Fascism can come to power with about 40 per cent support; it then uses control and intimidation to consolidate that power. It doesn’t matter if most people hate you, as long as your 40 percent is fanatically committed. Fascism needs a propaganda machine so effective it creates for its followers a universe of alternative facts impervious to unwanted realities.
Our government is now under command of a thrice-married womanizer, elected by a minority. He believes we are “infested by immigrants,” “women who get abortions should be punished,” “journalists are the enemy of the people,” “do away with judges,” and “targets America’s allies” for alleged unfair trading practices.

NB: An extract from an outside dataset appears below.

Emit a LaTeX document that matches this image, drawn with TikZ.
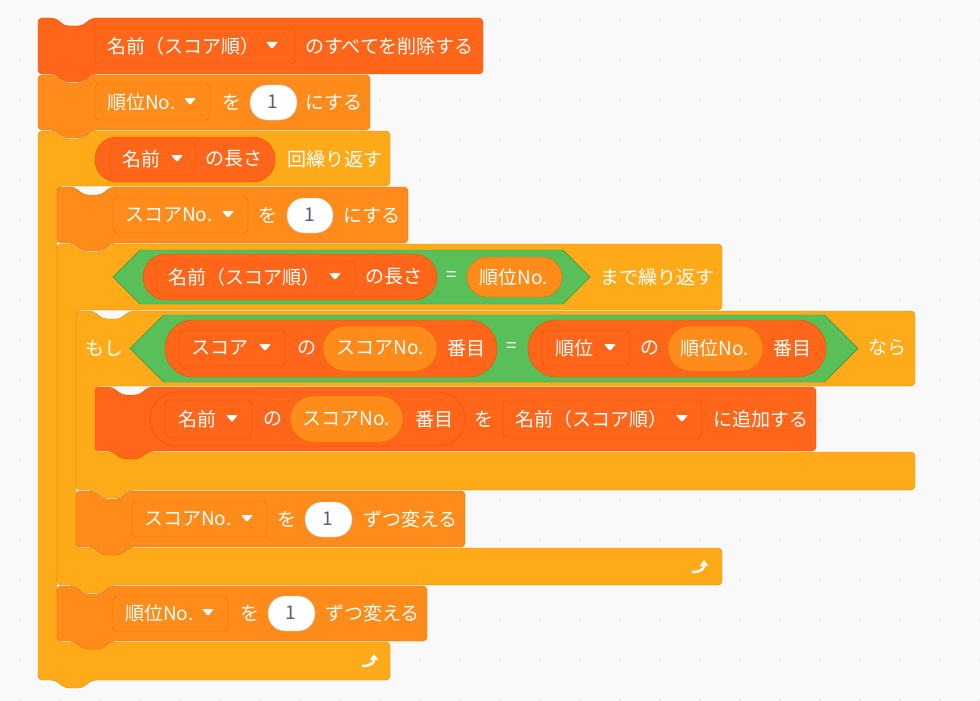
\documentclass[tikz,border=0pt]{standalone}
\usepackage{fontspec}
\setmainfont{Noto Sans CJK JP}
\usetikzlibrary{arrows.meta}
\definecolor{bg}{HTML}{F9F9F9}
\definecolor{dotc}{HTML}{D9D9D9}
\definecolor{lst}{HTML}{FF661A}\definecolor{lstd}{HTML}{E64D00}
\definecolor{dat}{HTML}{FF8C1A}\definecolor{datd}{HTML}{DB6E00}
\definecolor{ctl}{HTML}{FFAB19}\definecolor{ctld}{HTML}{CF8B17}
\definecolor{opr}{HTML}{59C059}\definecolor{oprd}{HTML}{389438}
\definecolor{numc}{HTML}{575E75}
\tikzset{lbl/.style={text=white,inner sep=0pt,anchor=west,font=\fontsize{19}{22}\selectfont},
clbl/.style={lbl,anchor=center}}
\newcommand\stk[6]{\draw[fill=#5,draw=#6,rounded corners=4] (#1,#2) -- ({#1+17},#2) -- ({#1+27},{#2+8}) -- ({#1+44},{#2+8}) -- ({#1+54},#2) -- (#3,#2) -- (#3,#4) -- ({#1+54},#4) -- ({#1+44},{#4+8}) -- ({#1+27},{#4+8}) -- ({#1+17},#4) -- (#1,#4) -- cycle;}
% x1 yt x2 ya yb x2b ye
\newcommand\cblk[7]{\draw[fill=ctl,draw=ctld,rounded corners=4] (#1,#2) -- ({#1+17},#2) -- ({#1+27},{#2+8}) -- ({#1+44},{#2+8}) -- ({#1+54},#2) -- (#3,#2) -- (#3,#4) -- ({#1+19},#4) -- ({#1+19},#5) -- (#6,#5) -- (#6,#7) -- ({#1+54},#7) -- ({#1+44},{#7+8}) -- ({#1+27},{#7+8}) -- ({#1+17},#7) -- (#1,#7) -- cycle;}
\newcommand\pill[7]{\draw[fill=#5,draw=#6,rounded corners=#7] (#1,#2) rectangle (#3,#4);}
\newcommand\tri[2]{\fill[white,rounded corners=1] ({#1-6},{#2-3}) -- ({#1+6},{#2-3}) -- (#1,{#2+4}) -- cycle;}
\newcommand\hexa[4]{\draw[fill=opr,draw=oprd] (#1,{(#2+#4)/2}) -- ({#1+(#4-#2)/2},#2) -- ({#3-(#4-#2)/2},#2) -- (#3,{(#2+#4)/2}) -- ({#3-(#4-#2)/2},#4) -- ({#1+(#4-#2)/2},#4) -- cycle;}
\newcommand\loopicon[2]{\draw[white,line width=2.4pt,-{Triangle[length=6pt,width=8pt]}] ({#1-8},{#2+6}) .. controls ({#1+2},{#2+6}) and ({#1+4},{#2+2}) .. ({#1+4},{#2-6});}
\begin{document}
\begin{tikzpicture}[x=1pt,y=-1pt]
\fill[bg] (0,0) rectangle (980,701);
\useasboundingbox (0,0) rectangle (980,701);
\foreach \i in {0,...,24}{\foreach \j in {0,...,17}{\fill[dotc] ({20+40*\i},{20+40*\j}) circle (1);}}
% outer repeat
\cblk{38}{131}{390}{186}{642}{390}{680}
\loopicon{370}{660}
% block 1
\stk{38}{18}{483}{74}{lst}{lstd}
\draw[fill=lst,draw=lstd,rounded corners=4] (95,28) rectangle (295,64);
\node[lbl] (t1) at (107,46) {名前（スコア順）}; \tri{272}{45}
\node[lbl] (t1b) at (305,46) {のすべてを削除する};
% block 2
\stk{38}{75}{370}{130}{dat}{datd}
\draw[fill=dat,draw=datd,rounded corners=4] (95,84) rectangle (210,120);
\node[lbl] (t2) at (107,102) {順位No.}; \tri{190}{101}
\node[lbl] (t2b) at (222,102) {を};
\pill{250}{85}{297}{120}{white}{black!25}{17}
\node[clbl,text=numc] (t2c) at (273,102) {1};
\node[lbl] (t2d) at (305,102) {にする};
% repeat header contents
\pill{95}{137}{275}{182}{lst}{lstd}{22}
\draw[fill=lst,draw=lstd,rounded corners=4] (110,143) rectangle (195,175);
\node[lbl] (t3) at (122,159) {名前}; \tri{177}{158}
\node[lbl] (t3b) at (205,159) {の長さ};
\node[lbl] (t3c) at (287,159) {回繰り返す};
% repeat until
\cblk{57}{244}{722}{310}{548}{722}{585}
\loopicon{700}{566}
% block 4
\stk{57}{187}{408}{243}{dat}{datd}
\draw[fill=dat,draw=datd,rounded corners=4] (113,197) rectangle (248,233);
\node[lbl] (t4) at (125,215) {スコアNo.}; \tri{228}{214}
\node[lbl] (t4b) at (258,215) {を};
\pill{287}{198}{333}{233}{white}{black!25}{17}
\node[clbl,text=numc] (t4c) at (310,215) {1};
\node[lbl] (t4d) at (343,215) {にする};
% until condition
\hexa{113}{250}{590}{304}
\pill{143}{254}{437}{300}{lst}{lstd}{23}
\draw[fill=lst,draw=lstd,rounded corners=4] (157,261) rectangle (355,293);
\node[lbl] (t5) at (168,277) {名前（スコア順）}; \tri{335}{276}
\node[lbl] (t5b) at (365,277) {の長さ};
\node[clbl] (t5c) at (452,277) {=};
\pill{467}{257}{562}{297}{dat}{datd}{20}
\node[clbl] (t5d) at (514,277) {順位No.};
\node[lbl] (t5e) at (600,277) {まで繰り返す};
% if block
\cblk{76}{311}{915}{386}{452}{915}{490}
\node[lbl] (t6) at (85,348) {もし};
\hexa{130}{315}{858}{382}
\pill{165}{320}{497}{377}{lst}{lstd}{28}
\draw[fill=lst,draw=lstd,rounded corners=4] (179,330) rectangle (285,366);
\node[lbl] (t6a) at (191,348) {スコア}; \tri{265}{347}
\node[lbl] (t6b) at (297,348) {の};
\pill{323}{326}{437}{371}{dat}{datd}{22}
\node[clbl] (t6c) at (380,348) {スコアNo.};
\node[lbl] (t6d) at (447,348) {番目};
\node[clbl] (t6e) at (512,348) {=};
\pill{528}{320}{826}{377}{lst}{lstd}{28}
\draw[fill=lst,draw=lstd,rounded corners=4] (542,330) rectangle (630,366);
\node[lbl] (t6f) at (555,348) {順位}; \tri{610}{347}
\node[lbl] (t6g) at (640,348) {の};
\pill{668}{326}{763}{371}{dat}{datd}{22}
\node[clbl] (t6h) at (715,348) {順位No.};
\node[lbl] (t6i) at (773,348) {番目};
\node[lbl] (t6j) at (868,348) {なら};
% add block
\stk{95}{387}{816}{451}{lst}{lstd}
\pill{150}{392}{465}{446}{lst}{lstd}{27}
\draw[fill=lst,draw=lstd,rounded corners=4] (165,400) rectangle (252,437);
\node[lbl] (t7) at (178,419) {名前}; \tri{232}{418}
\node[lbl] (t7b) at (263,419) {の};
\pill{290}{396}{403}{442}{dat}{datd}{23}
\node[clbl] (t7c) at (346,419) {スコアNo.};
\node[lbl] (t7d) at (415,419) {番目};
\node[lbl] (t7e) at (474,419) {を};
\draw[fill=lst,draw=lstd,rounded corners=4] (503,400) rectangle (702,437);
\node[lbl] (t7f) at (515,419) {名前（スコア順）}; \tri{682}{418}
\node[lbl] (t7g) at (713,419) {に追加する};
% block 8
\stk{76}{491}{465}{547}{dat}{datd}
\draw[fill=dat,draw=datd,rounded corners=4] (132,501) rectangle (267,537);
\node[lbl] (t8) at (144,519) {スコアNo.}; \tri{247}{518}
\node[lbl] (t8b) at (277,519) {を};
\pill{305}{502}{352}{537}{white}{black!25}{17}
\node[clbl,text=numc] (t8c) at (328,519) {1};
\node[lbl] (t8d) at (363,519) {ずつ変える};
% block 9
\stk{57}{586}{427}{641}{dat}{datd}
\draw[fill=dat,draw=datd,rounded corners=4] (113,596) rectangle (228,631);
\node[lbl] (t9) at (125,613) {順位No.}; \tri{208}{612}
\node[lbl] (t9b) at (240,613) {を};
\pill{268}{596}{315}{631}{white}{black!25}{17}
\node[clbl,text=numc] (t9c) at (291,613) {1};
\node[lbl] (t9d) at (325,613) {ずつ変える};
\end{tikzpicture}
\end{document}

At first, even the truth about Hitler was inconvenient. “Many in the west hoped the danger would simply go away” (Al Gore, An Inconvenient Truth). Vigorous civic action from this hour forward is required of all citizens. To adapt the words of a martyr during the rise of the Third Reich: “First they came for the immigrants, but I was not an immigrant so I did not speak out. Then they came for the Moslems and Mexicans, but I was neither, so I did not speak out. Then they came to separate the women and children, but I was neither so I did not speak out. And when they came for the judges and journalists, there was no one left to speak out for me” (Dietrich Bonhoeffer, Lutheran pastor, hanged).
Citizens can do terrible things by doing nothing at all.